XIST and KDM5C expression across passages and alteration of epigenetic modifications in the patients. Each dot represents a human subject. Black = healthy European Caucasian female controls (CTRL); red = European Caucasian female patients with recurrent major depression (MDR). XIST (A) and KDM5C (B) gene expression was examined in the first batch of lymphoblastoid cells (XIST-1 and KDM5C-1). After more than a month of continuous cell culture, the same set of genes was examined again in the second batch of the same cell lines with different cell passages (XIST-2 and KDM5C-2). A high correlation of XIST (Pearson's coefficient, r = 0.88, p = 2.6 × 10^− 8) and KDM5C (Pearson's coefficient, r = 0.6, p = 0.0028) expression was observed between the two batches of cells with different passages. (C) Western blot analyses of KDM5C protein expression in the lymphoblastoid cells of female patients with recurrent major depression. A single band at 180 kD, the calculated size of human KDM5C protein, was detected. C: controls; D: recurrent major depression. β-actin was used as an internal control for normalization. (D) Consistent with increased mRNA expression, significantly higher KDM5C protein expression was found in the patients (t(22) = − 2.85, p < 0.01). (E) Lymphoblastoid cell lines from 4 female controls (black) and 4 female patients (red) with either recurrent major depression or mania and psychosis were selected for chromatin immunoprecipitation experiments. Six sites, separated by ~ 1 kb (except a 2 kb between 1 and 2) around the promoter of XIST gene, were examined by ChIP-QPCR. Multiple comparisons of Student's t-tests were corrected with FDR. Significantly more H3K27me3 was observed in the patients' lymphoblastoid cells at XIST (1) (t(6) = − 3.83, p < 0.05) and XIST (3) (t(6) = − 3.2, p < 0.05). A trend of more H3K27me3 at XIST (4) (t(6) = − 2.7, p < 0.1) was also observed. (F) Two sites around the promoter of KDM5C gene were also examined by CHIP-QPCR. H3K27me3 is significantly more enriched at KDM5C (1) (t(6) = − 3.39, p < 0.05) in female patients' lymphoblastoid cells.

Fig. 6

Over-expression of XIST in postmortem brains of female patients with major psychiatric disorders. All 48 female RNA samples from postmortem human brains were kindly provided by Stanley Medical Research Institute. Expression of XIST and KDM5C was double-blindly quantified. Each dot represents a human subject.

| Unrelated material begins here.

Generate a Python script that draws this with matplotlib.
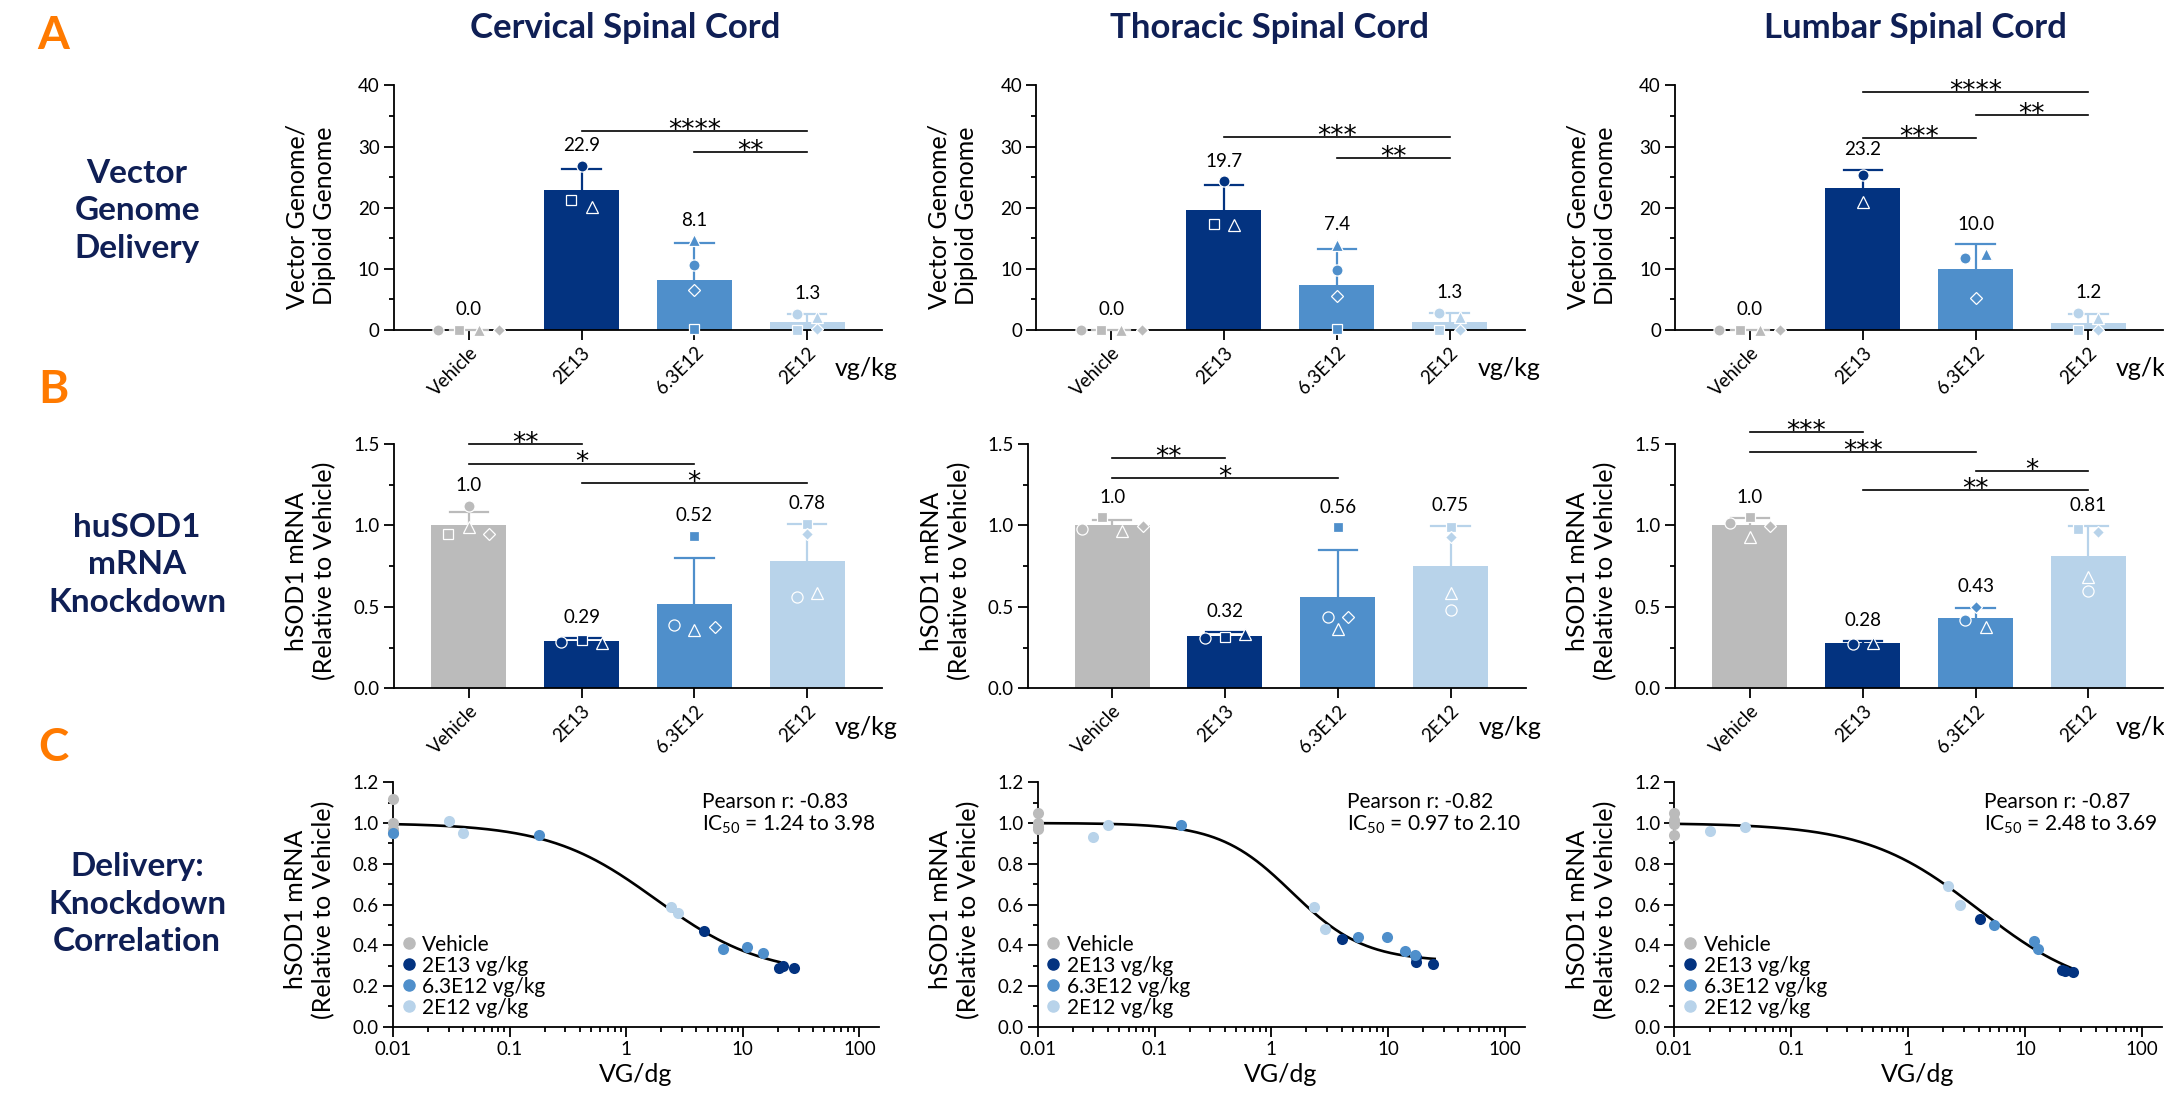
"""
Vector genome delivery, hSOD1 knockdown and their correlation (3 regions x 3 rows)
"""
import numpy as np
import matplotlib
matplotlib.use("Agg")
import matplotlib.pyplot as plt
from matplotlib.lines import Line2D
from matplotlib.ticker import MultipleLocator, LogLocator, NullFormatter

plt.rcParams['font.family'] = ['Lato', 'DejaVu Sans']
plt.rcParams['mathtext.fontset'] = 'custom'
plt.rcParams['mathtext.rm'] = 'Lato'

W, H, DPI = 2164, 1106, 100
NAVY = '#0F1F55'
ORANGE = '#FF7A00'

groups = ['Vehicle', '2E13', '6.3E12', '2E12']
group_colors = ['#BBBBBB', '#033380', '#4F8FCB', '#B8D3EA']
legend_labels = ['Vehicle', '2E13 vg/kg', '6.3E12 vg/kg', '2E12 vg/kg']
regions = ['Cervical Spinal Cord', 'Thoracic Spinal Cord', 'Lumbar Spinal Cord']
row_titles = ['Vector\nGenome\nDelivery', 'huSOD1\nmRNA\nKnockdown', 'Delivery:\nKnockdown\nCorrelation']

# animals per group, order: circle, square, triangle, diamond (nan = none)
nan = np.nan
shapes = ['o', 's', '^', 'D']
shape_size = {'o': 8, 's': 7.5, '^': 8.5, 'D': 6.5}

# --- row A: vector genome / diploid genome
vg_points = [
    [[0, 0, 0, 0], [26.9, 21.3, 20.2, nan], [10.6, 0.1, 14.7, 6.5], [2.6, 0.0, 2.2, 0.1]],
    [[0, 0, 0, 0], [24.3, 17.3, 17.2, nan], [9.8, 0.2, 13.9, 5.5], [2.8, 0.05, 2.1, 0.05]],
    [[0, 0, 0, 0], [25.3, nan, 20.9, nan], [11.8, nan, 12.5, 5.2], [2.8, 0.0, 2.0, 0.0]],
]
vg_means = [[0.0, 22.9, 8.1, 1.3], [0.0, 19.7, 7.4, 1.3], [0.0, 23.2, 10.0, 1.2]]
vg_sd_top = [[0.0, 26.4, 14.2, 2.6], [0.0, 23.7, 13.2, 2.8], [0.0, 26.2, 14.0, 2.6]]
vg_labels = [['0.0', '22.9', '8.1', '1.3'], ['0.0', '19.7', '7.4', '1.3'], ['0.0', '23.2', '10.0', '1.2']]
vg_stats = [
    [(1, 3, 32.6, '****'), (2, 3, 29.1, '**')],
    [(1, 3, 31.6, '***'), (2, 3, 28.2, '**')],
    [(1, 3, 38.9, '****'), (2, 3, 35.2, '**'), (1, 2, 31.4, '***')],
]

# --- row B: hSOD1 mRNA relative to vehicle
kd_points = [
    [[1.12, 0.947, 0.988, 0.947], [0.286, 0.297, 0.28, nan], [0.39, 0.937, 0.358, 0.379], [0.559, 1.01, 0.583, 0.947]],
    [[0.978, 1.05, 0.966, 0.999], [0.307, 0.317, 0.331, nan], [0.44, 0.988, 0.362, 0.44], [0.481, 0.992, 0.587, 0.931]],
    [[1.017, 1.05, 0.931, 0.999], [0.27, nan, 0.28, nan], [0.42, nan, 0.379, 0.501], [0.60, 0.98, 0.686, 0.958]],
]
kd_means = [[1.0, 0.29, 0.52, 0.78], [1.0, 0.32, 0.56, 0.75], [1.0, 0.28, 0.43, 0.81]]
kd_sd_top = [[1.082, 0.31, 0.80, 1.01], [1.035, 0.346, 0.847, 0.997], [1.048, 0.29, 0.495, 0.997]]
kd_labels = [['1.0', '0.29', '0.52', '0.78'], ['1.0', '0.32', '0.56', '0.75'], ['1.0', '0.28', '0.43', '0.81']]
kd_stats = [
    [(0, 1, 1.50, '**'), (0, 2, 1.38, '*'), (1, 3, 1.263, '*')],
    [(0, 1, 1.414, '**'), (0, 2, 1.293, '*')],
    [(0, 1, 1.576, '***'), (0, 2, 1.453, '***'), (2, 3, 1.334, '*'), (1, 3, 1.215, '**')],
]

# --- row C: VG/dg vs mRNA, per group [Vehicle, 2E13, 6.3E12, 2E12]
corr_x = [
    [[0.01, 0.01, 0.01, 0.01], [4.6, 20.3, 22.0, 27.4], [0.01, 0.18, 6.7, 10.8, 14.9], [0.030, 0.040, 2.43, 2.78]],
    [[0.01, 0.01, 0.01, 0.01], [4.04, 17.2, 17.4, 24.0], [0.168, 5.55, 9.85, 13.9, 17.0], [0.030, 0.040, 2.33, 2.88]],
    [[0.01, 0.01, 0.01, 0.01], [4.14, 20.7, 21.7, 25.7], [5.36, 12.0, 12.9], [0.020, 0.040, 2.17, 2.77]],
]
corr_y = [
    [[1.12, 1.0, 0.97, 0.95], [0.47, 0.29, 0.30, 0.29], [0.95, 0.94, 0.38, 0.39, 0.36], [1.01, 0.95, 0.59, 0.56]],
    [[1.05, 1.0, 0.98, 0.97], [0.43, 0.34, 0.32, 0.31], [0.99, 0.44, 0.44, 0.37, 0.35], [0.93, 0.99, 0.59, 0.48]],
    [[1.05, 1.015, 0.995, 0.94], [0.53, 0.28, 0.275, 0.27], [0.50, 0.42, 0.38], [0.96, 0.98, 0.69, 0.60]],
]
# fitted dose-response curves (top, bottom, IC50, Hill slope, last x)
fit_top = [1.0, 1.0, 1.0]
fit_bottom = [0.25, 0.32, 0.15]
fit_ic50 = [1.8, 1.5, 4.0]
fit_hill = [0.95, 1.4, 0.9]
fit_xmax = [20.8, 25.0, 26.7]
pearson_r = ['-0.83', '-0.82', '-0.87']
ic50_range = ['1.24 to 3.98', '0.97 to 2.10', '2.48 to 3.69']

# --- layout in pixels
UNIT = 112.8
bar_left = [[393.6, 1036.0, 1674.8], [393.6, 1027.5, 1674.8]]
bar_xl = [[-0.666, -0.666, -0.666], [-0.666, -0.75, -0.666]]
bar_xr = 3.665
row_top = [85.5, 444.0, 782.3]
row_bot = [330.0, 688.3, 1026.7]
corr_left = [393.0, 1037.7, 1674.4]
corr_right = [879.0, 1524.5, 2161.7]


def add_axes_px(fig, left, top, right, bottom):
    return fig.add_axes([left / W, 1 - bottom / H, (right - left) / W, (bottom - top) / H])


def spread(vals, thr, step=0.18):
    """horizontal offsets for points that would overlap (column scatter)"""
    offs = np.zeros(len(vals))
    order = [i for i in np.argsort(vals, kind='stable') if not np.isnan(vals[i])]
    clusters = []
    for i in order:
        if clusters and vals[i] - vals[clusters[-1][-1]] < thr:
            clusters[-1].append(i)
        else:
            clusters.append([i])
    for c in clusters:
        c = sorted(c)
        for k, i in enumerate(c):
            offs[i] = (k - (len(c) - 1) / 2) * step
    return offs


def style_axes(ax):
    for s in ['top', 'right']:
        ax.spines[s].set_visible(False)
    for s in ['left', 'bottom']:
        ax.spines[s].set_linewidth(1.3)
    ax.tick_params(which='major', length=7, width=1.3, labelsize=13.5, direction='out', pad=3)
    ax.tick_params(which='minor', length=3.5, width=1.3, direction='out')


def add_ylabel(ax, text, width_px, yfrac):
    ax.text(-83 / width_px, yfrac, text, transform=ax.transAxes, rotation=90,
            ha='center', va='center', fontsize=18, linespacing=1.25, multialignment='center')


def bar_panel(ax, points, means, tops, labels, stats, ymax, major, minor, fmt, xl):
    x = np.arange(len(groups))
    ax.bar(x, means, width=0.666, color=group_colors, zorder=2)
    thr = 0.04 * ymax
    for i in x:
        c = group_colors[i]
        ax.plot([i, i], [means[i], tops[i]], color=c, lw=1.6, zorder=3, solid_capstyle='butt')
        ax.plot([i - 0.17, i + 0.17], [tops[i], tops[i]], color=c, lw=1.6, zorder=3, clip_on=False)
        vals = np.array(points[i], float)
        offs = spread(vals, thr)
        for k, m in enumerate(shapes):
            if np.isnan(vals[k]):
                continue
            ax.plot(i + offs[k], vals[k], marker=m, ms=shape_size[m], mfc=c, mec='white',
                    mew=0.9, ls='none', zorder=4, clip_on=False)
        top = max(tops[i], np.nanmax(vals))
        ax.annotate(labels[i], (i, top), xytext=(0, 14.5), textcoords='offset points',
                    ha='center', va='center', fontsize=13.5, annotation_clip=False)
    for a, b, y, s in stats:
        ax.plot([a, b], [y, y], color='black', lw=1.2, clip_on=False)
        ax.annotate(s, ((a + b) / 2, y), xytext=(0, -5), textcoords='offset points',
                    ha='center', va='baseline', fontsize=19, family='DejaVu Sans',
                    annotation_clip=False)
    ax.set_xlim(xl, bar_xr)
    ax.set_ylim(0, ymax)
    ax.yaxis.set_major_locator(MultipleLocator(major))
    ax.yaxis.set_minor_locator(MultipleLocator(minor))
    ax.yaxis.set_major_formatter(plt.FormatStrFormatter(fmt))
    ax.set_xticks(x)
    ax.set_xticklabels(groups, rotation=45, ha='right', rotation_mode='anchor', fontsize=13.5)
    ax.annotate('vg/kg', (3, 0), xytext=(20, -28), textcoords='offset points',
                ha='left', va='center', fontsize=18, annotation_clip=False)
    style_axes(ax)


def corr_panel(ax, r):
    ax.set_xscale('log')
    ax.set_xlim(0.01, 147)
    ax.set_ylim(0, 1.2)
    xs = np.logspace(-2, np.log10(fit_xmax[r]), 300)
    ys = fit_bottom[r] + (fit_top[r] - fit_bottom[r]) / (1 + (xs / fit_ic50[r]) ** fit_hill[r])
    ax.plot(xs, ys, color='black', lw=1.9, zorder=3)
    for g in range(len(groups)):
        ax.scatter(corr_x[r][g], corr_y[r][g], s=64, color=group_colors[g], linewidths=0,
                   zorder=4, clip_on=False)
    ax.set_xticks([0.01, 0.1, 1, 10, 100])
    ax.set_xticklabels(['0.01', '0.1', '1', '10', '100'])
    ax.xaxis.set_minor_locator(LogLocator(base=10, subs=np.arange(2, 10)))
    ax.xaxis.set_minor_formatter(NullFormatter())
    ax.yaxis.set_major_locator(MultipleLocator(0.2))
    ax.yaxis.set_minor_locator(MultipleLocator(0.1))
    ax.yaxis.set_major_formatter(plt.FormatStrFormatter('%.1f'))
    ax.set_xlabel('VG/dg', fontsize=18, labelpad=4)
    ax.text(0.636, 0.92, f'Pearson r: {pearson_r[r]}', transform=ax.transAxes,
            fontsize=15, ha='left', va='center')
    ax.text(0.636, 0.825, 'IC$_{50}$ = ' + ic50_range[r], transform=ax.transAxes,
            fontsize=15, ha='left', va='center')
    handles = [Line2D([], [], marker='o', ls='none', color=c, ms=8) for c in group_colors]
    ax.legend(handles, legend_labels, loc='lower left', bbox_to_anchor=(0.0, 0.02),
              frameon=False, fontsize=15, handlelength=1.1, handletextpad=0.1,
              labelspacing=0.05, borderaxespad=0, borderpad=0.2)
    style_axes(ax)


fig = plt.figure(figsize=(W / DPI, H / DPI), dpi=DPI)

for r in range(3):
    # row A
    left = bar_left[0][r]
    right = left + (bar_xr - bar_xl[0][r]) * UNIT
    ax = add_axes_px(fig, left, row_top[0], right, row_bot[0])
    bar_panel(ax, vg_points[r], vg_means[r], vg_sd_top[r], vg_labels[r], vg_stats[r],
              40, 10, 5, '%d', bar_xl[0][r])
    add_ylabel(ax, 'Vector Genome/\nDiploid Genome', right - left, 0.466)

    # row B
    left = bar_left[1][r]
    right = left + (bar_xr - bar_xl[1][r]) * UNIT
    ax = add_axes_px(fig, left, row_top[1], right, row_bot[1])
    bar_panel(ax, kd_points[r], kd_means[r], kd_sd_top[r], kd_labels[r], kd_stats[r],
              1.5, 0.5, 0.25, '%.1f', bar_xl[1][r])
    add_ylabel(ax, 'hSOD1 mRNA\n(Relative to Vehicle)', right - left + 8 * (r == 1), 0.48)

    # row C
    ax = add_axes_px(fig, corr_left[r], row_top[2], corr_right[r], row_bot[2])
    corr_panel(ax, r)
    add_ylabel(ax, 'hSOD1 mRNA\n(Relative to Vehicle)', corr_right[r] - corr_left[r], 0.48)

# column titles
for x, t in zip([625, 1270, 1915], regions):
    fig.text(x / W, 1 - 28 / H, t, ha='center', va='center', fontsize=25,
             fontweight='bold', color=NAVY)

# row titles and panel letters
for y, t in zip([211, 565, 904], row_titles):
    fig.text(137 / W, 1 - y / H, t, ha='center', va='center', fontsize=24,
             fontweight='bold', color=NAVY, linespacing=1.35)
for y, t in zip([36, 390, 748], ['A', 'B', 'C']):
    fig.text(53 / W, 1 - y / H, t, ha='center', va='center', fontsize=33,
             fontweight='bold', color=ORANGE)

fig.savefig('out.png', dpi=DPI)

Gray = all subjects; black = healthy female controls (CTRL); red = female patients with bipolar disorder (BP), recurrent major depression (MDR), and schizophrenia (SCZ). (A) To assess cell heterogeneity of the samples, GFAP expression was quantified to evaluate relative abundance of glial cells in the samples. 2 samples displayed high levels of GFAP expression above 3 interquartile ranges (IQR) above the upper quartile using boxplot analysis. Therefore, both were determined as extreme outliers and excluded for further analyses. (B) There was one control sample with a very high level of XIST expression that is qualified as an outlier. Due to small sample size, it was retained. There was significantly higher XIST expression in bipolar disorder (t(24) = − 2.07, p = 0.025), and a trend of high XIST in major depression (t(20) = − 1.35, p = 0.096). Significantly higher XIST expression was also detected when bipolar disorder and major depression were combined or when all patients were combined. (C) There was no significant difference in KDM5C expression between the control group and any patient group. (D) There was no correlation between XIST and KDM5C expression in the postmortem brains of the patients.